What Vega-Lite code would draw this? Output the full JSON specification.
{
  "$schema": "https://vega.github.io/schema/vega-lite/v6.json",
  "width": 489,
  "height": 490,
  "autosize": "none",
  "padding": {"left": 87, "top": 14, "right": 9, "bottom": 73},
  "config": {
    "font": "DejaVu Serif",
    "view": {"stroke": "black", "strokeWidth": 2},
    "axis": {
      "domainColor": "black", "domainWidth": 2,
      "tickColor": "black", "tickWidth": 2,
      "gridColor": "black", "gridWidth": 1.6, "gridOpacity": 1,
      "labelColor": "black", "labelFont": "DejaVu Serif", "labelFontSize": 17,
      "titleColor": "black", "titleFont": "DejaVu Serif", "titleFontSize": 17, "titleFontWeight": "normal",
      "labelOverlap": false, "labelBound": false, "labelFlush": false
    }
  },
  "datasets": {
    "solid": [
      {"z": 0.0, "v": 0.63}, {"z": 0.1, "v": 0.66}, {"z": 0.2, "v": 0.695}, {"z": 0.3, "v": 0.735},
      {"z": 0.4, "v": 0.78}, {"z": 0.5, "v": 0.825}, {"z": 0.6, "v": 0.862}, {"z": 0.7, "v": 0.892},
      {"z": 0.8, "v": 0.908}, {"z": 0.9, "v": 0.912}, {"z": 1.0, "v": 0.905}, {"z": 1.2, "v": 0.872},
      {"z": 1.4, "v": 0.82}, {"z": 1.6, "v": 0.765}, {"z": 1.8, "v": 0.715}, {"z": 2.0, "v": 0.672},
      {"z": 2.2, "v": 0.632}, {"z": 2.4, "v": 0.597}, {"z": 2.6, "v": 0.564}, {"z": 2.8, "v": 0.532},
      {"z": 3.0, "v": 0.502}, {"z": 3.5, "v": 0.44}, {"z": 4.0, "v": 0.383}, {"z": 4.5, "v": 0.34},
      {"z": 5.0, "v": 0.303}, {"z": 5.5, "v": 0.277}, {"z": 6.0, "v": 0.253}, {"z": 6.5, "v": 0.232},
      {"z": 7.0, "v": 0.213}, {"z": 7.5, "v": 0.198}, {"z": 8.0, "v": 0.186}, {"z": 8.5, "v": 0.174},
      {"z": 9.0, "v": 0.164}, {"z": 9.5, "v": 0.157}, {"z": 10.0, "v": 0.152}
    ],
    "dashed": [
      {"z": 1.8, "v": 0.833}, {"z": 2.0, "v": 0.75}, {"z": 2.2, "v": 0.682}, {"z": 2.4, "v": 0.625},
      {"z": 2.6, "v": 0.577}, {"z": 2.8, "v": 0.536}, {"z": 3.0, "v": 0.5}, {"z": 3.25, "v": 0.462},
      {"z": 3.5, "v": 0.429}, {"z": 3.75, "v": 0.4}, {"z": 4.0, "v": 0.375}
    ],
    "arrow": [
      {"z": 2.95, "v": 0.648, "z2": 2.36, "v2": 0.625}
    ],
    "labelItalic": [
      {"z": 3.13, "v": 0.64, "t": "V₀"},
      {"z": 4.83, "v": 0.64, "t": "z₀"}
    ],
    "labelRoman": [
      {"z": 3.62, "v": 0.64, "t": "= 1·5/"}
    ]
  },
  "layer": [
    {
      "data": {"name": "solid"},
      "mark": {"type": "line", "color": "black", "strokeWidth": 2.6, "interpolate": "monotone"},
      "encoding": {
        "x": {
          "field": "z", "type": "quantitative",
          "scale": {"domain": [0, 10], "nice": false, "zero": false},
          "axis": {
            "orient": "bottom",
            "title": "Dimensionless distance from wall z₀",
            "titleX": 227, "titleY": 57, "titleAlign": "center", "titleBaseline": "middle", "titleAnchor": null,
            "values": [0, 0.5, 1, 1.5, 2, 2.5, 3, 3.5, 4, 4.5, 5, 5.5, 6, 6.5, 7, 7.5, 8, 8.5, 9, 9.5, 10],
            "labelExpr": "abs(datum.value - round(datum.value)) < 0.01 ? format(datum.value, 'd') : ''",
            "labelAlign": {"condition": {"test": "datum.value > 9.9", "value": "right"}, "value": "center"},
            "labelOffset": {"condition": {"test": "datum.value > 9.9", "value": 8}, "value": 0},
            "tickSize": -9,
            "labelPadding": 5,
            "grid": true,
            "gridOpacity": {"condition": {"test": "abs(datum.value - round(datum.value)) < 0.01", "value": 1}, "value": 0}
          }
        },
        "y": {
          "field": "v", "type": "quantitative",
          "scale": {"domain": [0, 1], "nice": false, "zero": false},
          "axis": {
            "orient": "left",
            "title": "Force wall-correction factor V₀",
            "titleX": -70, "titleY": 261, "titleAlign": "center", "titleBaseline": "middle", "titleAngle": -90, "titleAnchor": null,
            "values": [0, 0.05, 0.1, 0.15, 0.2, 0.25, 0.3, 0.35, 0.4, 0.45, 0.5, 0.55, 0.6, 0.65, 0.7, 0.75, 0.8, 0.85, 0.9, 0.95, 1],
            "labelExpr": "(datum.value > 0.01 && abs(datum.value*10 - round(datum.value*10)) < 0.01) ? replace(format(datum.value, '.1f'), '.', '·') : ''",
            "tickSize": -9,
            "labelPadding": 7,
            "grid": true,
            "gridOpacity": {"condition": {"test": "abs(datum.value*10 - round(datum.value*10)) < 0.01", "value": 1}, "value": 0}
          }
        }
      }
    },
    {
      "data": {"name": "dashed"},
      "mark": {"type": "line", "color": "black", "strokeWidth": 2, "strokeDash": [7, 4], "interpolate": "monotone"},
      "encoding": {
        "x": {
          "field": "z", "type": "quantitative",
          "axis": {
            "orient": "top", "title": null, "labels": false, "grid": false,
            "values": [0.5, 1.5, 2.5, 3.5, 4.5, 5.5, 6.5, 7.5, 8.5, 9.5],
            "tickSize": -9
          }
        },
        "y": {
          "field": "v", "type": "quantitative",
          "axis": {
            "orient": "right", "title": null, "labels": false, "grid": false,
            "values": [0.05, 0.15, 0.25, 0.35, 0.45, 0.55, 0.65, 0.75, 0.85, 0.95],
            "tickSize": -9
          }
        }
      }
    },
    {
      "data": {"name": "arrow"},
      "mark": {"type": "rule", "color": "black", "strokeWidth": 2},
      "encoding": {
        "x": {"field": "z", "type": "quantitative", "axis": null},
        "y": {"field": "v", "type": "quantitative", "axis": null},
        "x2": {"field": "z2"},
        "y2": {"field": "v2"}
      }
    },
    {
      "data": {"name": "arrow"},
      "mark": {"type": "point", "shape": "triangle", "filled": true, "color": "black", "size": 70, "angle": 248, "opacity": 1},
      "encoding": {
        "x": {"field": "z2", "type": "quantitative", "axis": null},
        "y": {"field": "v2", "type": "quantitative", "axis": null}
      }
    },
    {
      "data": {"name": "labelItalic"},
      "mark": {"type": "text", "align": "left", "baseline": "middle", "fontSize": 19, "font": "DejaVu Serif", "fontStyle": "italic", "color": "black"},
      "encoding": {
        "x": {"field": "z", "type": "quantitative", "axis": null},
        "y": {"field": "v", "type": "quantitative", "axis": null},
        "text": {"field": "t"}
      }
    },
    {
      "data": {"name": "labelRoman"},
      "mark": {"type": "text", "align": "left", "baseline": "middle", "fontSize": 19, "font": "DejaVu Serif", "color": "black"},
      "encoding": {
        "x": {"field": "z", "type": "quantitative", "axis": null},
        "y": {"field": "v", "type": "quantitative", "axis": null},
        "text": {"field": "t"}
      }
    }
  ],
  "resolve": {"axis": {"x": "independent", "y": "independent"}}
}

Task objective: Write out the data again, exactly and in full.

Problem solution:
What Vega-Lite code would draw this? Output the full JSON specification.
{
  "$schema": "https://vega.github.io/schema/vega-lite/v6.json",
  "width": 489,
  "height": 490,
  "autosize": "none",
  "padding": {"left": 87, "top": 14, "right": 9, "bottom": 73},
  "config": {
    "font": "DejaVu Serif",
    "view": {"stroke": "black", "strokeWidth": 2},
    "axis": {
      "domainColor": "black", "domainWidth": 2,
      "tickColor": "black", "tickWidth": 2,
      "gridColor": "black", "gridWidth": 1.6, "gridOpacity": 1,
      "labelColor": "black", "labelFont": "DejaVu Serif", "labelFontSize": 17,
      "titleColor": "black", "titleFont": "DejaVu Serif", "titleFontSize": 17, "titleFontWeight": "normal",
      "labelOverlap": false, "labelBound": false, "labelFlush": false
    }
  },
  "datasets": {
    "solid": [
      {"z": 0.0, "v": 0.63}, {"z": 0.1, "v": 0.66}, {"z": 0.2, "v": 0.695}, {"z": 0.3, "v": 0.735},
      {"z": 0.4, "v": 0.78}, {"z": 0.5, "v": 0.825}, {"z": 0.6, "v": 0.862}, {"z": 0.7, "v": 0.892},
      {"z": 0.8, "v": 0.908}, {"z": 0.9, "v": 0.912}, {"z": 1.0, "v": 0.905}, {"z": 1.2, "v": 0.872},
      {"z": 1.4, "v": 0.82}, {"z": 1.6, "v": 0.765}, {"z": 1.8, "v": 0.715}, {"z": 2.0, "v": 0.672},
      {"z": 2.2, "v": 0.632}, {"z": 2.4, "v": 0.597}, {"z": 2.6, "v": 0.564}, {"z": 2.8, "v": 0.532},
      {"z": 3.0, "v": 0.502}, {"z": 3.5, "v": 0.44}, {"z": 4.0, "v": 0.383}, {"z": 4.5, "v": 0.34},
      {"z": 5.0, "v": 0.303}, {"z": 5.5, "v": 0.277}, {"z": 6.0, "v": 0.253}, {"z": 6.5, "v": 0.232},
      {"z": 7.0, "v": 0.213}, {"z": 7.5, "v": 0.198}, {"z": 8.0, "v": 0.186}, {"z": 8.5, "v": 0.174},
      {"z": 9.0, "v": 0.164}, {"z": 9.5, "v": 0.157}, {"z": 10.0, "v": 0.152}
    ],
    "dashed": [
      {"z": 1.8, "v": 0.833}, {"z": 2.0, "v": 0.75}, {"z": 2.2, "v": 0.682}, {"z": 2.4, "v": 0.625},
      {"z": 2.6, "v": 0.577}, {"z": 2.8, "v": 0.536}, {"z": 3.0, "v": 0.5}, {"z": 3.25, "v": 0.462},
      {"z": 3.5, "v": 0.429}, {"z": 3.75, "v": 0.4}, {"z": 4.0, "v": 0.375}
    ],
    "arrow": [
      {"z": 2.95, "v": 0.648, "z2": 2.36, "v2": 0.625}
    ],
    "labelItalic": [
      {"z": 3.13, "v": 0.64, "t": "V₀"},
      {"z": 4.83, "v": 0.64, "t": "z₀"}
    ],
    "labelRoman": [
      {"z": 3.62, "v": 0.64, "t": "= 1·5/"}
    ]
  },
  "layer": [
    {
      "data": {"name": "solid"},
      "mark": {"type": "line", "color": "black", "strokeWidth": 2.6, "interpolate": "monotone"},
      "encoding": {
        "x": {
          "field": "z", "type": "quantitative",
          "scale": {"domain": [0, 10], "nice": false, "zero": false},
          "axis": {
            "orient": "bottom",
            "title": "Dimensionless distance from wall z₀",
            "titleX": 227, "titleY": 57, "titleAlign": "center", "titleBaseline": "middle", "titleAnchor": null,
            "values": [0, 0.5, 1, 1.5, 2, 2.5, 3, 3.5, 4, 4.5, 5, 5.5, 6, 6.5, 7, 7.5, 8, 8.5, 9, 9.5, 10],
            "labelExpr": "abs(datum.value - round(datum.value)) < 0.01 ? format(datum.value, 'd') : ''",
            "labelAlign": {"condition": {"test": "datum.value > 9.9", "value": "right"}, "value": "center"},
            "labelOffset": {"condition": {"test": "datum.value > 9.9", "value": 8}, "value": 0},
            "tickSize": -9,
            "labelPadding": 5,
            "grid": true,
            "gridOpacity": {"condition": {"test": "abs(datum.value - round(datum.value)) < 0.01", "value": 1}, "value": 0}
          }
        },
        "y": {
          "field": "v", "type": "quantitative",
          "scale": {"domain": [0, 1], "nice": false, "zero": false},
          "axis": {
            "orient": "left",
            "title": "Force wall-correction factor V₀",
            "titleX": -70, "titleY": 261, "titleAlign": "center", "titleBaseline": "middle", "titleAngle": -90, "titleAnchor": null,
            "values": [0, 0.05, 0.1, 0.15, 0.2, 0.25, 0.3, 0.35, 0.4, 0.45, 0.5, 0.55, 0.6, 0.65, 0.7, 0.75, 0.8, 0.85, 0.9, 0.95, 1],
            "labelExpr": "(datum.value > 0.01 && abs(datum.value*10 - round(datum.value*10)) < 0.01) ? replace(format(datum.value, '.1f'), '.', '·') : ''",
            "tickSize": -9,
            "labelPadding": 7,
            "grid": true,
            "gridOpacity": {"condition": {"test": "abs(datum.value*10 - round(datum.value*10)) < 0.01", "value": 1}, "value": 0}
          }
        }
      }
    },
    {
      "data": {"name": "dashed"},
      "mark": {"type": "line", "color": "black", "strokeWidth": 2, "strokeDash": [7, 4], "interpolate": "monotone"},
      "encoding": {
        "x": {
          "field": "z", "type": "quantitative",
          "axis": {
            "orient": "top", "title": null, "labels": false, "grid": false,
            "values": [0.5, 1.5, 2.5, 3.5, 4.5, 5.5, 6.5, 7.5, 8.5, 9.5],
            "tickSize": -9
          }
        },
        "y": {
          "field": "v", "type": "quantitative",
          "axis": {
            "orient": "right", "title": null, "labels": false, "grid": false,
            "values": [0.05, 0.15, 0.25, 0.35, 0.45, 0.55, 0.65, 0.75, 0.85, 0.95],
            "tickSize": -9
          }
        }
      }
    },
    {
      "data": {"name": "arrow"},
      "mark": {"type": "rule", "color": "black", "strokeWidth": 2},
      "encoding": {
        "x": {"field": "z", "type": "quantitative", "axis": null},
        "y": {"field": "v", "type": "quantitative", "axis": null},
        "x2": {"field": "z2"},
        "y2": {"field": "v2"}
      }
    },
    {
      "data": {"name": "arrow"},
      "mark": {"type": "point", "shape": "triangle", "filled": true, "color": "black", "size": 70, "angle": 248, "opacity": 1},
      "encoding": {
        "x": {"field": "z2", "type": "quantitative", "axis": null},
        "y": {"field": "v2", "type": "quantitative", "axis": null}
      }
    },
    {
      "data": {"name": "labelItalic"},
      "mark": {"type": "text", "align": "left", "baseline": "middle", "fontSize": 19, "font": "DejaVu Serif", "fontStyle": "italic", "color": "black"},
      "encoding": {
        "x": {"field": "z", "type": "quantitative", "axis": null},
        "y": {"field": "v", "type": "quantitative", "axis": null},
        "text": {"field": "t"}
      }
    },
    {
      "data": {"name": "labelRoman"},
      "mark": {"type": "text", "align": "left", "baseline": "middle", "fontSize": 19, "font": "DejaVu Serif", "color": "black"},
      "encoding": {
        "x": {"field": "z", "type": "quantitative", "axis": null},
        "y": {"field": "v", "type": "quantitative", "axis": null},
        "text": {"field": "t"}
      }
    }
  ],
  "resolve": {"axis": {"x": "independent", "y": "independent"}}
}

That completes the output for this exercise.